Nor has my commitment to reason lessened. There’s a saying amongst Episcopalians—when you enter the church, you don’t check your mind at the door—which traces back to Elizabethan preacher Richard Hooker’s contention that faith rests upon the three-legged stool of scripture, tradition, and reason. Each serves to uphold and critique the other two in a dynamic way. I still believe fervently in the necessity of critical thinking, even while acknowledging that there are things like Christ’s resurrection that defy worldly logic. I don’t know at all about how this manifestation took place, but I know that it had a transformative influence on his followers.
I’m fond of quoting Hamlet’s “there is more on heaven and earth than is dreamt of in your philosophy, Horatio.” He is saying this to his philosophy student friend to explain the ghost of his father, who has shown up demanding revenge, but it can also be applied to many of life’s mysteries. I think that people who require scientific certainty in all things sometimes reduce the world, just as fundamentalists often reduce God to something that they can control. Reductive science and reductive religion are coin sides of the same impulse.
It is always good to remind ourselves that God is not only bigger than we think but bigger than we can think.
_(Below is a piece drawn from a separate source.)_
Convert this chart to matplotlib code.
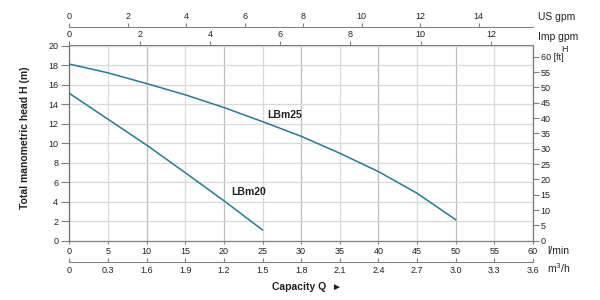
import matplotlib
matplotlib.use("Agg")
import matplotlib.pyplot as plt
import numpy as np

plt.rcParams['font.family'] = ['Liberation Sans', 'DejaVu Sans']

# ---- data ----
q_lbm25 = [0, 5, 10, 15, 20, 25, 30, 35, 40, 45, 50]
h_lbm25 = [18.1, 17.2, 16.1, 14.95, 13.65, 12.2, 10.7, 8.96, 7.08, 4.86, 2.15]
q_lbm20 = [0, 5, 10, 15, 20, 25]
h_lbm20 = [15.1, 12.45, 9.8, 6.97, 4.1, 1.1]

lmin_ticks = list(range(0, 61, 5))
h_ticks = list(range(0, 21, 2))
ft_ticks = list(range(0, 61, 5))
usgpm_ticks = list(range(0, 15, 2))
impgpm_ticks = list(range(0, 13, 2))
m3h_ticks = [0, 0.3, 0.6, 0.9, 1.2, 1.5, 1.8, 2.1, 2.4, 2.7, 3.0, 3.3, 3.6]
m3h_labels = ["0", "0.3", "1.6", "1.9", "1.2", "1.5", "1.8", "2.1", "2.4", "2.7", "3.0", "3.3", "3.6"]

curve_color = "#18809c"
spine_color = "#808080"
text_color = "#222222"
tick_fs = 6.5

fig = plt.figure(figsize=(6, 3), dpi=100)
ax = fig.add_axes([69.3/600, 1-240.7/300, (533-69.3)/600, (240.7-45.5)/300])
ax.set_xlim(0, 60)
ax.set_ylim(0, 20)

# grid
for x in lmin_ticks:
    c = "#bdbdbd" if x % 10 == 0 else "#d9d9d9"
    ax.axvline(x, color=c, lw=0.9, zorder=0)
for y in h_ticks:
    ax.axhline(y, color="#d9d9d9", lw=0.9, zorder=0)

ax.plot(q_lbm25, h_lbm25, color=curve_color, lw=1.1, zorder=3)
ax.plot(q_lbm20, h_lbm20, color=curve_color, lw=1.1, zorder=3)
ax.text(25.6, 12.9, "LBm25", fontsize=7.5, fontweight='bold', color=text_color, ha='left', va='center')
ax.text(21.0, 5.0, "LBm20", fontsize=7.5, fontweight='bold', color=text_color, ha='left', va='center')

for s in ax.spines.values():
    s.set_color(spine_color)
    s.set_linewidth(0.9)
ax.spines['left'].set_color("#707070")
ax.spines['top'].set_visible(False)

ax.set_xticks(lmin_ticks)
ax.set_xticklabels([str(v) for v in lmin_ticks])
ax.set_yticks(h_ticks)
ax.tick_params(axis='x', direction='out', length=2, pad=2.5, labelsize=tick_fs, colors=spine_color, labelcolor=text_color)
ax.tick_params(axis='y', direction='out', length=6, pad=2, labelsize=tick_fs, colors=spine_color, labelcolor=text_color)

# right ft axis
ax2 = ax.twinx()
ax2.set_ylim(0, 60*195.2/184)
ax2.set_yticks(ft_ticks)
ax2.set_yticklabels([str(v) if v != 60 else "60 [ft]" for v in ft_ticks])
ax2.tick_params(axis='y', direction='out', length=4, pad=1.5, labelsize=tick_fs, colors=spine_color, labelcolor=text_color)
for s in ax2.spines.values():
    s.set_visible(False)
ax2.spines['right'].set_visible(True)
ax2.spines['right'].set_color(spine_color)

# top imp gpm (top spine)
imp = ax.secondary_xaxis('top', functions=(lambda x: x/4.546, lambda x: x*4.546))
imp.set_xticks(impgpm_ticks)
imp.tick_params(direction='out', length=3, pad=1.5, labelsize=tick_fs, colors=spine_color, labelcolor=text_color)
imp.spines['top'].set_color(spine_color)

# top US gpm
us = ax.secondary_xaxis((240.7-27)/195.2, functions=(lambda x: x/3.785, lambda x: x*3.785))
us.set_xticks(usgpm_ticks)
us.tick_params(direction='out', length=3, pad=1.5, labelsize=tick_fs, colors=spine_color, labelcolor=text_color)
us.spines['top'].set_color(spine_color)

# bottom m3/h
m3 = ax.secondary_xaxis((240.7-262)/195.2, functions=(lambda x: x*0.06, lambda x: x/0.06))
m3.set_xticks(m3h_ticks)
m3.set_xticklabels(m3h_labels)
m3.tick_params(direction='in', length=3, pad=3, labelsize=tick_fs, colors=spine_color, labelcolor=text_color)
m3.spines['bottom'].set_color(spine_color)

# unit labels
fig.text(538/600, 1-17/300, "US gpm", fontsize=7.5, color=text_color, ha='left', va='center')
fig.text(538/600, 1-37/300, "Imp gpm", fontsize=7.5, color=text_color, ha='left', va='center')
fig.text(564/600, 1-49/300, "H", fontsize=6.5, color=text_color, ha='center', va='center')
fig.text(547/600, 1-251/300, "l/min", fontsize=7.5, color=text_color, ha='left', va='center')
fig.text(547/600, 1-268/300, "m$^3$/h", fontsize=7.5, color=text_color, ha='left', va='center')

fig.text(25/600, 1-137.5/300, "Total manometric head H (m)", fontsize=7.5, fontweight='bold',
         color=text_color, rotation=90, ha='center', va='center')
fig.text(272/600, 1-287/300, "Capacity Q  \u25ba", fontsize=7.5, fontweight='bold',
         color=text_color, ha='left', va='center')

fig.savefig("out.png", dpi=100)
The winds that began blowing through the universe with the big bang–creating along the way conscious beings capable of producing works of stunning beauty—will always stymie our encapsulation attempts. I believe these winds operate on me as a miniscule speck living upon a miniscule speck within an incomprehensibly immense universe, even as they (to shift registers) “move the sun and the other stars.” Dante calls this force Love, which isn’t a bad place upon which to rest one’s identity.
As I think of the many Christian writers that I adore, I realize they were driven by the same longing for mystery that an Episcopalian rector recognized within me. Poetry, which brings together earthly and the transcendent, is as close as language comes to articulating that mystery.